The opening credits montage sequence has visual resonance. The highlight here is the Eiffel Tower missing it’s top half. Earth is still reeling from the after effects of the impact of a meteor. Radiation and frequent earthquakes render living in any place risky. “Migration” begins five years after Greenland, instability in the region has made bunker living impossible and John Garrity (Gerard Butler) an ordinary guy caught up in an extraordinary situation, is back trying to get through to his wife Allison (Morena Baccarin) and now-teenaged son Nathan (Roman Griffin Davis), that they need to keep moving to safety. Radiation exposure has taken its toll on John and the perilous journey across the frozen wasteland of Europe is going to be tough.

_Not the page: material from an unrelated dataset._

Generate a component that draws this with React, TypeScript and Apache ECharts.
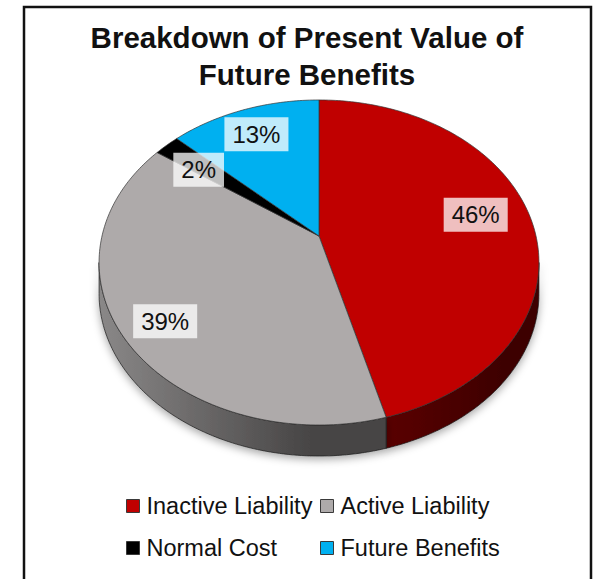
import React, { useEffect, useRef } from "react";
import * as echarts from "echarts";

const categories = ["Inactive Liability", "Active Liability", "Normal Cost", "Future Benefits"];
const values = [45.8, 39.0, 2.2, 13.0];

const topColors = ["#c00000", "#aeaaaa", "#000000", "#00b0f0"];
const sideColors: [string, string][] = [
  ["#5a0000", "#3e0000"],
  ["#8a8888", "#464444"],
  ["#000000", "#000000"],
  ["#007ba8", "#007ba8"],
];
const labelRadii = [0.74, 0.8, 0.78, 0.8];
const labelNudges = [[0, -6], [0, 7], [1, 6], [-1, 2]];

// Perspective projection of the pie disc
const APEX_X = 319;
const APEX_Y = 236;
const SCALE_X = 217;
const SCALE_Y = 158.2;
const TILT = 0.163;
const DEPTH = 31;

function project(thetaDeg: number, r = 1): [number, number] {
  const t = (thetaDeg * Math.PI) / 180;
  const u = r * Math.sin(t);
  const v = r * Math.cos(t);
  const w = 1 + TILT * v;
  return [APEX_X + (SCALE_X * u) / w, APEX_Y - (SCALE_Y * v) / w];
}

function arc(from: number, to: number): [number, number][] {
  const pts: [number, number][] = [];
  const n = Math.max(2, Math.ceil(to - from));
  for (let i = 0; i <= n; i++) pts.push(project(from + ((to - from) * i) / n));
  return pts;
}

const total = values.reduce((a, b) => a + b, 0);
const sideStart = (Math.acos(-TILT) * 180) / Math.PI;
const sideEnd = 360 - sideStart;

function renderSlice(index: number) {
  return (_params: any, api: any) => {
    const value = api.value(0);
    const before = values.slice(0, index).reduce((a, b) => a + b, 0);
    const start = (before / total) * 360;
    const end = start + (value / total) * 360;
    const children: any[] = [];
    const a = Math.max(start, sideStart);
    const b = Math.min(end, sideEnd);
    if (b > a) {
      const rim = arc(a, b);
      const lower = rim.map(([x, y]) => [x, y + DEPTH]).reverse();
      children.push({
        type: "polygon",
        z2: 1,
        shape: { points: [...rim, ...lower] },
        style: {
          fill: new echarts.graphic.LinearGradient(0, 0, 1, 0, [
            { offset: 0, color: sideColors[index][0] },
            { offset: 0.75, color: sideColors[index][1] },
            { offset: 1, color: sideColors[index][1] },
          ]),
          stroke: "#1a1a1a",
          lineWidth: 0.7,
          shadowBlur: 9,
          shadowColor: "rgba(0,0,0,0.35)",
          shadowOffsetY: 3,
        },
      });
    }
    children.push({
      type: "polygon",
      z2: 2,
      shape: { points: [[APEX_X, APEX_Y], ...arc(start, end)] },
      style: { fill: topColors[index], stroke: "#333333", lineWidth: 0.7 },
    });
    const [lx, ly] = project((start + end) / 2, labelRadii[index]);
    children.push({
      type: "text",
      z2: 5,
      style: {
        text: `${Math.round(value)}%`,
        x: lx + labelNudges[index][0],
        y: ly + labelNudges[index][1],
        align: "center",
        verticalAlign: "middle",
        fill: "#111111",
        font: '24px "Liberation Sans"',
        backgroundColor: "rgba(255,255,255,0.75)",
        padding: [5, 8, 5, 8],
      },
    });
    return { type: "group", children };
  };
}

const legendItem = (i: number) => ({
  name: categories[i],
  itemStyle: { color: topColors[i], borderColor: "#3a3a3a", borderWidth: 1 },
});
const legendBase = {
  orient: "vertical" as const,
  top: 493,
  icon: "rect",
  itemWidth: 13,
  itemHeight: 13,
  itemGap: 16,
  padding: 0,
  selectedMode: false,
  textStyle: {
    fontFamily: "Liberation Sans",
    fontSize: 23.5,
    color: "#111111",
    padding: [0, 0, 0, 2],
    lineHeight: 26,
  },
};

export default function App() {
  const ref = useRef<HTMLDivElement>(null);
  useEffect(() => {
    const chart = echarts.init(ref.current!, undefined, { renderer: "svg" });
    chart.setOption({
      animation: false,
      backgroundColor: "#ffffff",
      title: {
        text: "Breakdown of Present Value of\nFuture Benefits",
        left: 307,
        top: 19,
        padding: 0,
        textAlign: "center",
        textStyle: {
          fontFamily: "Liberation Sans",
          fontWeight: "bold",
          fontSize: 29.5,
          lineHeight: 37,
          color: "#111111",
        },
      },
      legend: [
        { ...legendBase, left: 126, data: [legendItem(0), legendItem(2)] },
        { ...legendBase, left: 320, data: [legendItem(1), legendItem(3)] },
      ],
      graphic: [
        {
          type: "polyline",
          silent: true,
          shape: { points: [[24, 585], [24, 7], [591, 7], [591, 585]] },
          style: { fill: "none", stroke: "#111111", lineWidth: 2.5 },
        },
      ],
      series: categories.map((name, i) => ({
        type: "custom",
        name,
        coordinateSystem: "none",
        silent: true,
        itemStyle: { color: topColors[i] },
        renderItem: renderSlice(i),
        data: [[values[i]]],
      })),
    });
    return () => chart.dispose();
  }, []);
  return (
    <div
      ref={ref}
      style={{ position: "absolute", left: 0, top: 0, width: 603, height: 579 }}
    />
  );
}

They have already over-stayed in their current bunker, supplies have grown scarce, and severe tremors make their survival precarious. John and his family, among others, those lucky enough to escape via lifeboat, hope that what a scientist among them (Amber Rose Revah) theorized, that the biggest crater left by one of Clarke’s fragments, might actually contain basic necessities for life and provide protection from the radiation storms, might be true.

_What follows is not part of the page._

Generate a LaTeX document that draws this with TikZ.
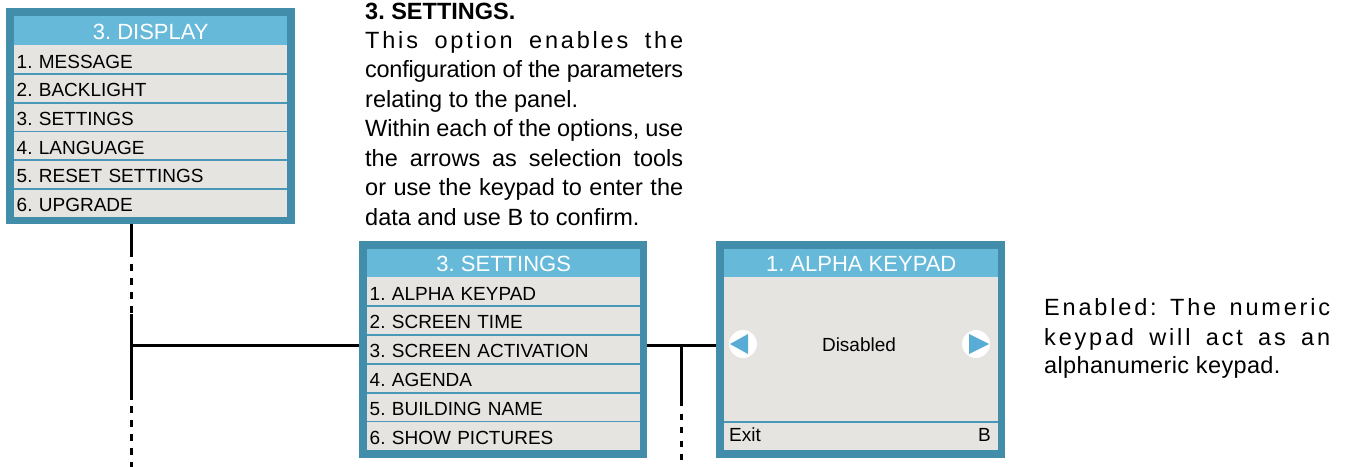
\documentclass[tikz,border=0pt]{standalone}
\usepackage{fontspec}
\setmainfont{Liberation Sans}
\newfontfamily\lsfont[LetterSpace=12]{Liberation Sans}
\newfontfamily\lsfontb[LetterSpace=1.5]{Liberation Sans}
\newfontfamily\lsneg[LetterSpace=-1.2]{Liberation Sans}
\definecolor{framec}{RGB}{65,141,170}
\definecolor{hdrc}{RGB}{102,185,217}
\definecolor{rowc}{RGB}{229,228,225}
\definecolor{sepc}{RGB}{74,152,184}
\definecolor{tric}{RGB}{88,172,213}
\tikzset{
  outerbox/.style={fill=framec, draw=none, inner sep=0pt, anchor=north west},
  hdrbox/.style={fill=hdrc, draw=none, inner sep=0pt, anchor=north west, text=white,
    font=\fontsize{22pt}{25pt}\selectfont, text height=17pt, text depth=0pt},
  rowbox/.style={fill=rowc, draw=none, inner xsep=2.5pt, inner ysep=0pt, anchor=north west,
    font=\fontsize{19pt}{22pt}\selectfont, text height=17pt, text depth=0pt, align=left},
  sepline/.style={draw=sepc, line width=1.6pt},
  conn/.style={draw=black, line width=3pt},
  dconn/.style={draw=black, line width=3pt, dash pattern=on 7pt off 7pt},
  dconnb/.style={draw=black, line width=3pt, dash pattern=on 6pt off 7.5pt},
  bodytxt/.style={inner sep=0pt, anchor=base west, font=\fontsize{23.5pt}{27pt}\selectfont},
  paneltxt/.style={inner sep=0pt, font=\fontsize{19pt}{22pt}\selectfont},
  btn/.style={circle, fill=white, minimum size=28pt, inner sep=0pt},
}
\begin{document}
\frenchspacing
\begin{tikzpicture}[x=1pt,y=-1pt]
\useasboundingbox (0,0) rectangle (1349,466);
% ---------- DISPLAY panel ----------
\node[outerbox, minimum width=289pt, minimum height=216pt] (disp) at (6,8) {};
\node[hdrbox, minimum width=273pt, minimum height=29pt] (dh) at (14,16) {3. DISPLAY};
\foreach \i/\t in {1/1. MESSAGE,2/2. BACKLIGHT,3/3. SETTINGS,4/4. LANGUAGE,5/5. RESET SETTINGS,6/6. UPGRADE}{
  \node[rowbox, minimum height=28.67pt, text width=268pt] (d\i) at (14,{45+(\i-1)*28.67}) {\t};
}
\foreach \i in {1,...,5}{ \draw[sepline] (d\i.south west) -- (d\i.south east); }
% ---------- SETTINGS panel ----------
\node[outerbox, minimum width=288pt, minimum height=217pt] (sett) at (359,241) {};
\node[hdrbox, minimum width=273pt, minimum height=28pt] (sh) at (367,249) {3. SETTINGS};
\foreach \i/\t in {1/1. ALPHA KEYPAD,2/2. SCREEN TIME,3/3. SCREEN ACTIVATION,4/4. AGENDA,5/5. BUILDING NAME,6/6. SHOW PICTURES}{
  \node[rowbox, minimum height=28.83pt, text width=268pt] (s\i) at (367,{277+(\i-1)*28.83}) {\t};
}
\foreach \i in {1,...,5}{ \draw[sepline] (s\i.south west) -- (s\i.south east); }
% ---------- ALPHA KEYPAD panel ----------
\node[outerbox, minimum width=289pt, minimum height=217pt] (alpha) at (716,241) {};
\node[hdrbox, minimum width=274pt, minimum height=28pt] (ah) at (724,249) {1. ALPHA KEYPAD};
\node[rowbox, minimum width=274pt, minimum height=145pt] (abody) at (724,277) {};
\node[rowbox, minimum width=274pt, minimum height=28pt] (afoot) at (724,422) {};
\draw[sepline, line width=2pt] (abody.south west) -- (abody.south east);
\node[paneltxt, anchor=base] (dis) at (859,351) {Disabled};
\node[paneltxt, anchor=base west] (exit) at (729,441) {Exit};
\node[paneltxt, anchor=base east] (bkey) at (991,441) {B};
\node[btn] (bl) at (743,344) {};
\node[btn] (br) at (976,344) {};
\fill[tric] ([xshift=-13pt]bl.center) -- ([xshift=5pt,yshift=10pt]bl.center) -- ([xshift=5pt,yshift=-10pt]bl.center) -- cycle;
\fill[tric] ([xshift=13pt]br.center) -- ([xshift=-7pt,yshift=10pt]br.center) -- ([xshift=-7pt,yshift=-10pt]br.center) -- cycle;
% ---------- connectors ----------
\coordinate (j1) at (131,345);
\coordinate (j2) at (681,345);
\coordinate (a1) at (131,257);
\coordinate (a2) at (131,264);
\coordinate (a3) at (131,314);
\coordinate (a4) at (131,400);
\coordinate (a5) at (131,406);
\coordinate (a6) at (131,470);
\coordinate (b1) at (681,400);
\coordinate (b2) at (681,470);
\draw[conn] (disp.south -| j1) -- (a1);
\draw[dconn] (a2) -- (a3);
\draw[conn] (a3) -- (a4);
\draw[dconn] (a5) -- (a6);
\draw[conn] (j1) -- (j1 -| sett.west);
\draw[conn] (j1 -| sett.east) -- (j1 -| alpha.west);
\draw[conn] (j2) -- (b1);
\draw[dconnb] (b1) -- (b2);
% ---------- texts ----------
\node[bodytxt] (t0) at (365,19) {\bfseries 3. SETTINGS.};
\node[bodytxt] (t1) at (365,48) {\lsfont\makebox[318pt][s]{This option enables the}};
\node[bodytxt] (t2) at (365,77.5) {\lsneg\makebox[318pt][s]{configuration of the parameters}};
\node[bodytxt] (t3) at (365,107) {relating to the panel.};
\node[bodytxt] (t4) at (365,136.5) {\makebox[318pt][s]{Within each of the options, use}};
\node[bodytxt] (t5) at (365,166) {\makebox[318pt][s]{the arrows as selection tools}};
\node[bodytxt] (t6) at (365,195.5) {\makebox[318pt][s]{or use the keypad to enter the}};
\node[bodytxt] (t7) at (365,225) {data and use B to confirm.};
\node[bodytxt] (r1) at (1044,315) {\lsfont\makebox[286pt][s]{Enabled: The numeric}};
\node[bodytxt] (r2) at (1044,345) {\lsfont\makebox[286pt][s]{keypad will act as an}};
\node[bodytxt] (r3) at (1044,373) {\lsfontb alphanumeric keypad.};
\end{tikzpicture}
\end{document}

“Greenland” was a adequately exciting disaster film but it’s over-indulgence in special effects towards its end was quite off-putting. The plight of the Garritys though was fairly compelling. A sequel was not expected though.

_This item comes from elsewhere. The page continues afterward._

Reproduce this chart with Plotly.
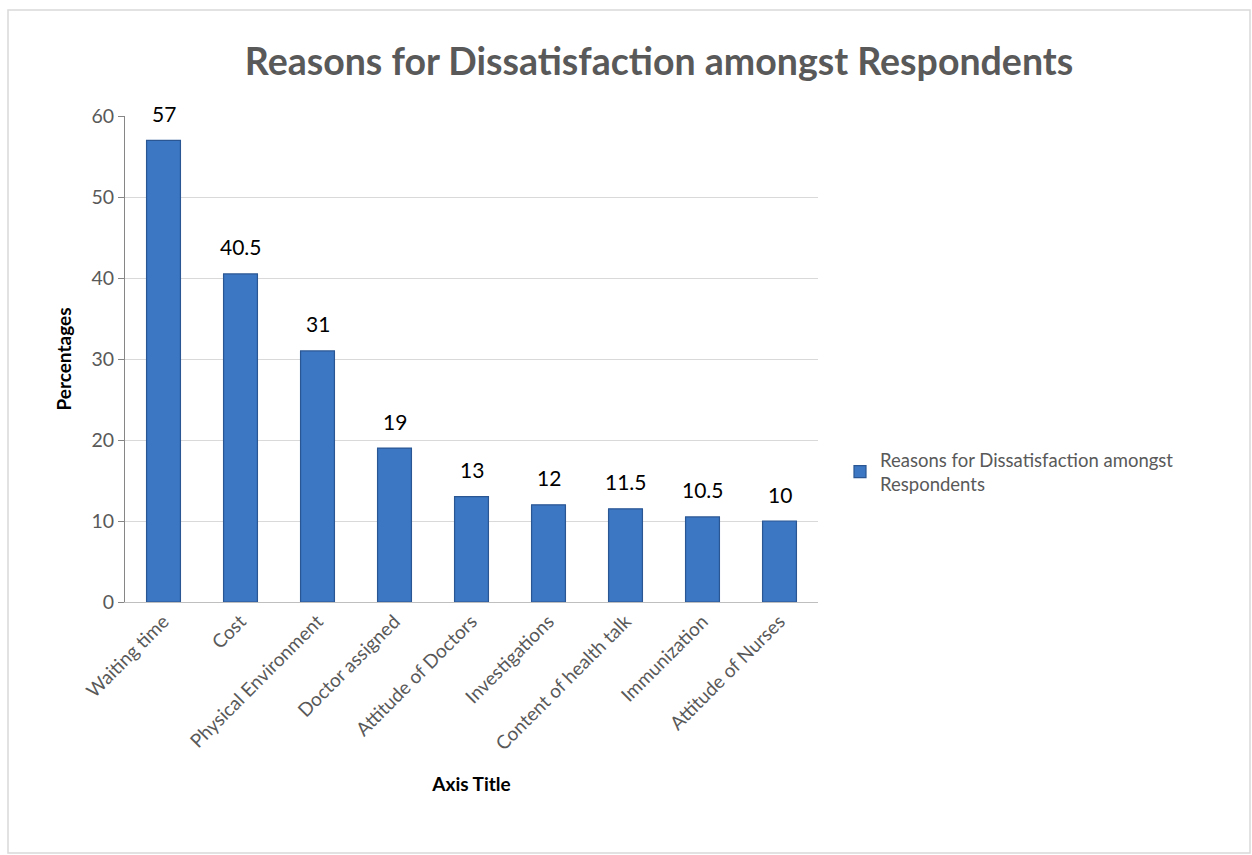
import plotly.graph_objects as go

categories = ["Waiting time", "Cost", "Physical Environment", "Doctor assigned",
              "Attitude of Doctors", "Investigations", "Content of health talk",
              "Immunization", "Attitude of Nurses"]
values = [57, 40.5, 31, 19, 13, 12, 11.5, 10.5, 10]
labels = ["57", "40.5", "31", "19", "13", "12", "11.5", "10.5", "10"]
series_name = "Reasons for Dissatisfaction amongst<br>Respondents"
title_text = "Reasons for Dissatisfaction amongst Respondents"

W, H = 1252, 855
L, R, T, B = 125, 434, 116, 253
pw, ph = W - L - R, H - T - B

def px_x(x):
    return (x - L) / pw

def px_y(y):
    return (H - B - y) / ph

FONT = "Lato, Calibri, Carlito, sans-serif"

fig = go.Figure()
fig.add_trace(go.Bar(
    x=categories, y=values, name=series_name,
    marker=dict(color="#3C77C3", line=dict(color="#2A5794", width=1.2)),
    cliponaxis=False,
))

for c, v, t in zip(categories, values, labels):
    fig.add_annotation(x=c, y=v, text=t, showarrow=False, yanchor="middle",
                       yshift=27, font=dict(family=FONT, size=21, color="#000000"))

fig.update_layout(
    width=W, height=H,
    margin=dict(l=L, r=R, t=T, b=B),
    paper_bgcolor="white", plot_bgcolor="white",
    bargap=0.56,
    showlegend=True,
    legend=dict(x=px_x(840), y=px_y(441), xanchor="left", yanchor="top",
                font=dict(family=FONT, size=18.5, color="#595959"),
                bgcolor="rgba(0,0,0,0)"),
    title=dict(text="<b>" + title_text + "</b>", x=px_x(659), xanchor="center",
               xref="paper", y=1 - 62 / H, yanchor="middle",
               font=dict(family=FONT, size=37.5, color="#595959")),
    font=dict(family=FONT),
)

fig.update_xaxes(
    tickangle=-45, showline=True, linecolor="#BFBFBF", linewidth=1,
    ticks="", tickfont=dict(family=FONT, size=19, color="#595959"),
    title=dict(text="<b>Axis Title</b>", font=dict(family=FONT, size=19, color="#000000"),
               standoff=24),
)
fig.update_yaxes(
    range=[0, 60], dtick=10, showgrid=True, gridcolor="#D9D9D9", gridwidth=1,
    showline=True, linecolor="#868686", linewidth=1,
    ticks="outside", ticklen=6, tickcolor="#868686",
    tickfont=dict(family=FONT, size=19.5, color="#595959"),
    zeroline=False,
    title=dict(text="<b>Percentages</b>", font=dict(family=FONT, size=19, color="#000000"),
               standoff=14),
)

fig.add_shape(type="rect", xref="paper", yref="paper",
              x0=px_x(8), x1=px_x(1250), y0=px_y(853), y1=px_y(10),
              line=dict(color="#D9D9D9", width=1.5), fillcolor="rgba(0,0,0,0)")

fig.write_html("out.html")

There’s nothing much that’s original about this sequel. Screenwriters Mitchell LaFortune and Chris Sparling and Waugh seem to have put together elements, bits and pieces, from several successful disaster/horror films to arrive at this refurbished construct. There’s not much happening on the inter-familial front either. New characters introduced are disposed off without getting time to make their mark. The special effects don’t live up to standard expectations either. And the probability that the Clarke crater left behind from the strike would become a site of thriving life forms in 5 years is conceptually nonviable.
This sequel has a few emotionally resonant moments and is intermittently gripping. It’s a bit chaotic and the conflict and decisions don’t count as original anymore. Obstacles are resolved all too easily. Characters are many and all-too-forgettable. The opening sequence was gravitating but thereafter the movie loses steam. As a result, there’s hardly any tension and the gravity of the situation never hits home.
Cinematographer Martin Ahlgren shot on the Sony VENICE 2 and visually the setup ticks all the right boxes. Yet the scale feels constrained and the soft ending feels like a cop-out. At best this is a serviceable disaster movie, set in a post-apocalyptic world. However, the illogical turns make it suspect!